An obvious conclusion is that NVIDIA ‘wasted’ a good bit of silicon with dubious performance ‘hacks’ , such as doubling the single-precision TFLOPS, while AMD only pushed up raw number crunching.
However, by other metrics, probably not so much that AMD can make up for the probable lack of Smart Smoothing, FFR, etc. And then there is the fact that NVIDIA had this stuff first, so it may be a while before things are good and stable with AMD.
Of course why would they add support to old cards that are EoL.
I disagree. Especially with mentioning things that old cards lack. Motion smoothing as we already duscussed has been added to Vega and newer. VRS is also either been added or us coming to both Dx and Amd. So FFR upcoverting is likely going to happen more than unlikely.
Oculus already has baked in support for native application FFR if a dev uses it that is agnostic to gpus. Several flavors in fact for different types of applications… Ie cpu bound
Radeon VII was ‘Vega and newer’, hardly EOL, and I was burned by that card.
Well we know Pimax has been painfully slow getting things working at times with new Amd cards. Amd did have there share of issues getting Vega working with pimax; however didn’t help that
Amd was having issues getting a pimax headset to test with til around December when I made a deal with one of there advisors to trade my first 5k+ for my Ryzen cou/mobo/ram upgrade. The Advisor was surprised that my r9 390 had no issues running pimax 8k and 5k+; however did cite it was an under utilized card.

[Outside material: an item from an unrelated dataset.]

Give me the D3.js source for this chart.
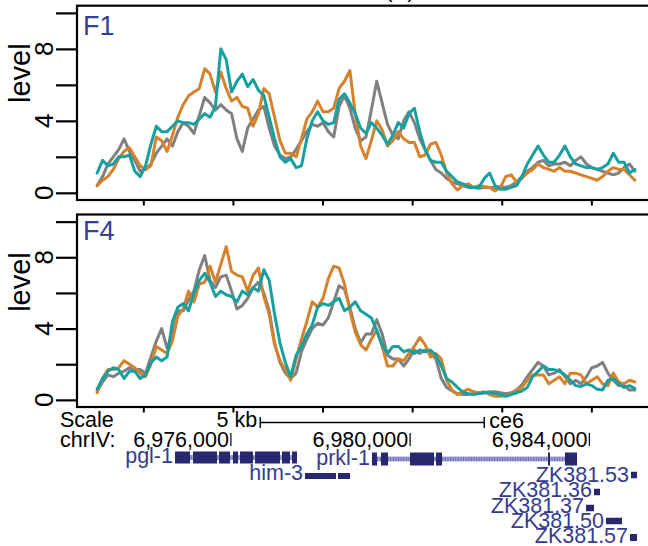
<!DOCTYPE html>
<html><head><meta charset="utf-8">
<script src="https://cdn.jsdelivr.net/npm/d3@7"></script>
<style>body{margin:0;background:#fff}svg{display:block}text{font-family:"Liberation Sans",Arial,Helvetica,sans-serif}</style>
</head><body>
<svg id="c" width="648" height="546"></svg>
<script>
// ---------- data ----------
const startPos = 6972970, stepBp = 120;   // bin start and bin width (bp)
const panelNames = ["F1", "F4"];
const seriesNames = ["grey", "orange", "teal"];
const f1Grey = [0.4,0.9,1.6,2.0,2.4,3.0,2.3,1.8,1.2,1.3, 1.6,2.2,2.6,3.0,2.6,3.4,3.9,3.7,3.3,4.3, 5.3,5.0,4.6,4.9,4.6,4.4,3.0,2.3,3.6,4.1, 4.6,4.8,3.6,2.6,2.1,1.9,2.0,2.4,2.9,3.4, 3.8,3.7,3.9,3.4,3.1,4.8,5.4,4.7,3.6,2.9, 3.1,4.6,6.2,5.0,3.8,3.2,3.0,4.0,4.5,3.9, 3.0,2.4,1.8,1.3,1.1,0.8,0.6,0.5,0.4,0.3, 0.3,0.25,0.3,0.3,0.3,0.35,0.3,0.4,0.6,0.9, 1.2,1.4,1.7,1.8,1.5,1.6,1.6,1.7,1.5,1.8, 2.0,1.6,1.4,1.3,1.2,1.1,1.0,1.1,1.4,1.6, 1.2];
const f1Orange = [0.4,0.7,0.9,1.3,1.9,2.3,2.5,2.0,1.5,1.3, 1.5,3.1,2.9,2.3,3.2,4.2,4.9,5.4,5.6,5.8, 6.9,6.6,5.6,6.7,5.8,5.1,5.3,4.8,4.7,3.7, 4.4,5.8,5.5,4.2,2.9,2.2,2.2,2.0,3.0,4.1, 4.5,5.1,4.5,4.5,4.7,5.8,6.2,6.8,4.4,2.6, 1.9,2.9,4.0,3.5,2.6,2.9,3.4,3.0,2.8,2.8, 2.0,2.1,2.7,2.8,2.1,1.1,0.5,0.15,0.4,0.5, 0.3,0.4,0.35,0.3,0.1,0.3,0.9,1.0,0.6,0.8, 1.1,1.3,1.6,1.4,1.3,1.2,1.4,1.2,1.2,1.1, 1.0,0.9,0.8,0.7,0.9,1.2,1.4,1.3,1.3,1.0, 0.7];
const f1Teal = [1.1,1.8,1.5,1.6,2.0,2.0,2.1,1.2,0.9,1.5, 2.7,3.7,3.4,3.4,3.7,4.0,3.9,3.9,3.8,4.1, 4.4,4.2,4.8,8.0,7.4,5.6,6.2,6.6,5.9,6.3, 5.7,5.4,4.2,3.0,2.0,1.7,1.9,1.4,1.5,3.0, 4.0,4.5,4.0,3.8,3.9,5.2,5.5,5.0,4.4,3.6, 3.3,3.9,3.6,3.2,2.7,3.2,3.9,3.6,4.4,4.7, 3.4,2.4,1.8,1.7,1.7,1.2,0.9,0.6,0.5,0.35, 0.3,0.3,0.8,1.1,0.4,0.2,0.2,0.3,0.4,0.9, 1.6,2.1,2.6,2.1,1.7,1.7,2.1,2.6,2.0,1.6, 1.5,1.4,1.4,1.3,1.4,1.6,2.2,1.7,1.7,1.1, 1.3];
const f4Grey = [0.5,1.0,1.4,1.3,1.5,1.6,1.8,1.7,1.7,1.5, 2.4,3.3,4.0,2.9,3.6,5.0,5.0,5.6,6.1,7.3, 8.1,6.7,6.3,6.9,7.0,6.1,5.1,5.3,5.7,6.3, 6.6,6.0,5.0,3.2,2.1,1.5,1.2,1.5,2.7,3.4, 4.0,4.3,4.2,4.6,5.5,6.4,6.2,5.2,4.0,3.2, 3.7,3.7,4.5,3.7,2.5,2.3,2.3,1.9,2.3,2.8, 2.6,2.8,2.6,2.3,1.2,0.7,0.5,0.35,0.3,0.3, 0.35,0.35,0.4,0.45,0.45,0.4,0.35,0.4,0.55,0.85, 1.3,1.7,2.1,1.9,1.4,1.5,1.7,1.3,0.9,1.1, 0.9,1.3,1.8,1.9,2.1,1.5,1.1,0.8,0.8,0.55, 0.55];
const f4Orange = [0.4,1.2,1.7,1.7,1.8,2.2,2.0,1.8,1.5,1.3, 2.0,3.0,2.8,2.6,3.3,4.7,5.1,6.1,5.5,6.5, 6.6,7.5,6.6,7.6,8.6,7.2,7.0,6.9,6.1,7.0, 7.4,5.8,4.8,3.1,2.2,1.7,1.1,2.3,3.4,4.4, 5.5,5.2,5.7,6.8,7.5,7.4,6.5,5.0,3.8,3.1, 2.8,3.4,3.9,3.0,1.9,1.9,2.3,2.2,2.6,3.0, 3.5,3.1,2.4,2.6,2.3,1.1,0.55,0.3,0.45,0.6, 0.45,0.4,0.45,0.3,0.2,0.2,0.25,0.35,0.55,0.7, 1.1,1.4,1.4,1.4,0.9,1.1,1.3,0.9,1.5,1.5, 1.4,0.9,1.1,1.3,0.9,0.8,1.5,1.0,0.9,1.1, 1.0];
const f4Teal = [0.6,1.2,1.6,1.8,1.7,1.2,1.6,1.6,1.2,1.4, 2.1,2.4,2.2,2.4,4.4,5.2,5.4,5.0,6.0,6.7, 7.1,6.6,5.8,6.1,5.9,5.8,5.5,6.1,5.9,6.3, 6.1,7.3,6.7,4.8,3.2,2.1,1.3,2.5,3.0,3.7, 4.2,5.2,5.4,5.3,5.5,5.7,5.0,5.2,5.5,5.0, 4.8,4.6,3.9,3.1,2.6,3.0,3.0,2.7,2.8,2.6, 2.8,2.7,2.8,2.5,1.9,1.2,1.0,0.7,0.45,0.35, 0.3,0.35,0.4,0.4,0.35,0.3,0.2,0.3,0.4,0.5, 0.7,1.3,1.6,1.9,1.7,1.7,1.6,1.4,1.1,0.8, 0.75,0.9,0.8,0.6,0.55,1.1,1.2,0.9,0.7,0.8, 0.65];
const yTicks = [0, 2, 4, 6, 8, 10];
const yTickLabels = [0, 4, 8];
const xTicks = [6974000, 6976000, 6978000, 6980000, 6982000, 6984000];
const coordLabels = [6976000, 6980000, 6984000];
const scaleBarStart = 6976610, scaleBarLength = 5000;
const geneNames = ["pgl-1", "him-3", "prkl-1", "ZK381.53", "ZK381.36", "ZK381.37", "ZK381.50", "ZK381.57"];
const geneExons = [
  [[6974707,6975042],[6975109,6975645],[6975689,6975935],[6976002,6976114],[6976158,6976448],[6976493,6977051],[6977096,6977274],[6977319,6977430]],
  [[6977609,6978301],[6978346,6978613]],
  [[6979104,6979216],[6979305,6979462],[6979953,6980488],[6980533,6980667],[6983033,6983077],[6983412,6983680]],
  [[6984885,6985019]],
  [[6984059,6984193]],
  [[6983881,6984059]],
  [[6984327,6984684]],
  [[6984863,6985019]]
];
const panelSeries = [[f1Grey, f1Orange, f1Teal], [f4Grey, f4Orange, f4Teal]];

// ---------- layout / style ----------
const colors = ["#808080", "#d6822c", "#16a0a0"];
const panels = [{top: 5.7, bottom: 200, nameY: 35}, {top: 214.5, bottom: 407, nameY: 240}];
const plotLeft = 77;
const geneLayout = [
  {cy: 457.5, h: 12, ty: 463, intron: true},
  {cy: 476, h: 6, ty: 480},
  {cy: 459, h: 13, ty: 465, intron: true},
  {cy: 475, h: 6.5, ty: 481.5},
  {cy: 492, h: 6.5, ty: 496.5},
  {cy: 508, h: 6.5, ty: 512.5},
  {cy: 521, h: 6.5, ty: 528},
  {cy: 537.5, h: 7, ty: 543}
];
const trackFont = 21.5;

const svg = d3.select("#c");
const x = d3.scaleLinear().domain([6972520, 6985280]).range([77, 648.7]);

// title fragment at top (cut off in the reference)
svg.append("text").attr("x", 400).attr("y", -3).attr("text-anchor", "middle")
  .attr("font-size", 22).text("(A)");

panels.forEach((p, pi) => {
  const y = d3.scaleLinear().domain([-0.4, 10.4]).range([p.bottom, p.top]);
  const g = svg.append("g");

  const line = d3.line().x((d, i) => x(startPos + i * stepBp)).y(d => y(d));
  panelSeries[pi].forEach((s, si) => {
    g.append("path").datum(s).attr("d", line).attr("fill", "none")
      .attr("stroke", colors[si]).attr("stroke-width", 3)
      .attr("stroke-linejoin", "round").attr("stroke-linecap", "round");
  });

  // box
  g.append("rect").attr("x", plotLeft).attr("y", p.top).attr("width", 620)
    .attr("height", p.bottom - p.top).attr("fill", "none").attr("stroke", "#000").attr("stroke-width", 2.2);

  // y axis
  const ya = g.append("g").attr("transform", `translate(${plotLeft},0)`)
    .call(d3.axisLeft(y).tickValues(yTicks).tickSize(21).tickFormat(""));
  ya.select(".domain").remove();
  ya.selectAll("line").attr("stroke", "#000").attr("stroke-width", 2.2);

  yTickLabels.forEach(v => {
    g.append("text").attr("transform", `translate(53,${y(v)}) rotate(-90)`)
      .attr("text-anchor", "middle").attr("font-size", 26).text(v);
  });
  g.append("text").attr("transform", `translate(30,${p.top + 67.5}) rotate(-90)`)
    .attr("text-anchor", "middle").attr("font-size", 29).text("level");

  // x axis ticks
  const xa = g.append("g").attr("transform", `translate(0,${p.bottom})`)
    .call(d3.axisBottom(x).tickValues(xTicks).tickSize(5.5).tickFormat(""));
  xa.select(".domain").remove();
  xa.selectAll("line").attr("stroke", "#000").attr("stroke-width", 2);

  g.append("text").attr("x", 83).attr("y", p.nameY).attr("font-size", 27)
    .attr("fill", "#343f96").text(panelNames[pi]);
});

// ---------- browser track ----------
const tr = svg.append("g");
tr.append("text").attr("x", 60).attr("y", 427).attr("font-size", trackFont).text("Scale");
tr.append("text").attr("x", 60).attr("y", 447).attr("font-size", trackFont).text("chrIV:");
const sb0 = x(scaleBarStart), sb1 = x(scaleBarStart + scaleBarLength);
tr.append("line").attr("x1", sb0).attr("x2", sb1).attr("y1", 422.5).attr("y2", 422.5)
  .attr("stroke", "#000").attr("stroke-width", 1.4);
[sb0, sb1].forEach(px => tr.append("line").attr("x1", px).attr("x2", px)
  .attr("y1", 417).attr("y2", 428).attr("stroke", "#000").attr("stroke-width", 1.4));
tr.append("text").attr("x", sb0 - 3).attr("y", 427).attr("text-anchor", "end")
  .attr("font-size", trackFont).text("5 kb");
tr.append("text").attr("x", sb1 + 5).attr("y", 428).attr("font-size", trackFont).text("ce6");

coordLabels.forEach(c => {
  const px = x(c) - 2;
  tr.append("line").attr("x1", px).attr("x2", px).attr("y1", 433).attr("y2", 446)
    .attr("stroke", "#000").attr("stroke-width", 1.2);
  tr.append("text").attr("x", px - 2).attr("y", 447).attr("text-anchor", "end")
    .attr("font-size", trackFont).text(d3.format(",")(c));
});

const geneColor = "#27286e", geneText = "#373b8d";
geneNames.forEach((name, gi) => {
  const L = geneLayout[gi], ex = geneExons[gi];
  const first = x(ex[0][0]), last = x(ex[ex.length - 1][1]);
  if (L.intron) {
    tr.append("rect").attr("x", first).attr("width", last - first)
      .attr("y", L.cy - 2.5).attr("height", 5).attr("fill", "#a3a3d3");
    tr.append("line").attr("x1", first).attr("x2", last).attr("y1", L.cy).attr("y2", L.cy)
      .attr("stroke", "#6b6bb3").attr("stroke-width", 4).attr("stroke-dasharray", "1 1.6");
  }
  ex.forEach(e => {
    tr.append("rect").attr("x", x(e[0])).attr("width", Math.max(1.5, x(e[1]) - x(e[0])))
      .attr("y", L.cy - L.h / 2).attr("height", L.h).attr("fill", geneColor);
  });
  tr.append("text").attr("x", first - 2).attr("y", L.ty).attr("text-anchor", "end")
    .attr("font-size", trackFont).attr("fill", geneText).text(name);
});
</script>
</body></html>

The Radeon VII was not imho a good time to invest in this card being another set of changes to architecture. Much like the 2000 series Nvidia Cards might not have been a good investment especially at the price point of which just taught Nvidia that customers are willing to be gouged.
What is ashame though is Intel blocked Nvidia from Developing there own pc cpu.
Amd also seems better with there Linux support as propietary bits can work with Opensource via the kernel driver. Giving a to Linus’ Nvidia salute.
I bought a 5k+ later from a fellow backer.
But in reality that just means only a handful of games will support it… Because the developers won’t care…
Seems like we’ve been here already (PP), right?
Yes but only one pack of noodles a week😀
I hope you need to loose weight
Indeed until it gets traction. Which is more likely than things like VRWerks and other gou specific propietary sdks.
The main issue at present is that we need more agnostic support in other platforms. Ie OpenVR, DX, & vulcan vs just having Oculus.
Got my Asus ROG Strix 3090 OC today.
From the Asus ROG strix 2080ti OC I did get a 58% increase in average fps in DCS /VR with the current settings I used with the 2080ti.
Lowest frame rate increased 76.5% !
This during the dcs VR benchmark posted on digitalcombatsimulators site and using my Reverb pro. Havent configured the newly arrived 8KX but things look good for this
This is a higher increase then I expected!
If this is correct (spec-wise) and the 3080 Ti will be priced @ 999 USD with performance between the 3080 and 3090 (there’s not a big gap left between them) and have 12GB of VRAM it doesn’t make sense to go for the 3090 for me.
I don’t mind paying a premium but not 50% more for what? 5% performance difference?
The 3080 is crippled by it’s 10GB VRAM so that’s a no-go for me, but 24GB seems to be a waste.
I don’t believe I will see it utilized before buying a 4000 series card anyway…
And I just can’t go from a 2080Ti with 11GB to a 3080 with 10… That’s a downgrade…
EDIT: It still seems to be 8nm Samsung though. Guess we’ll have to wait for the 4000 series (or Super cards?) for 7nm?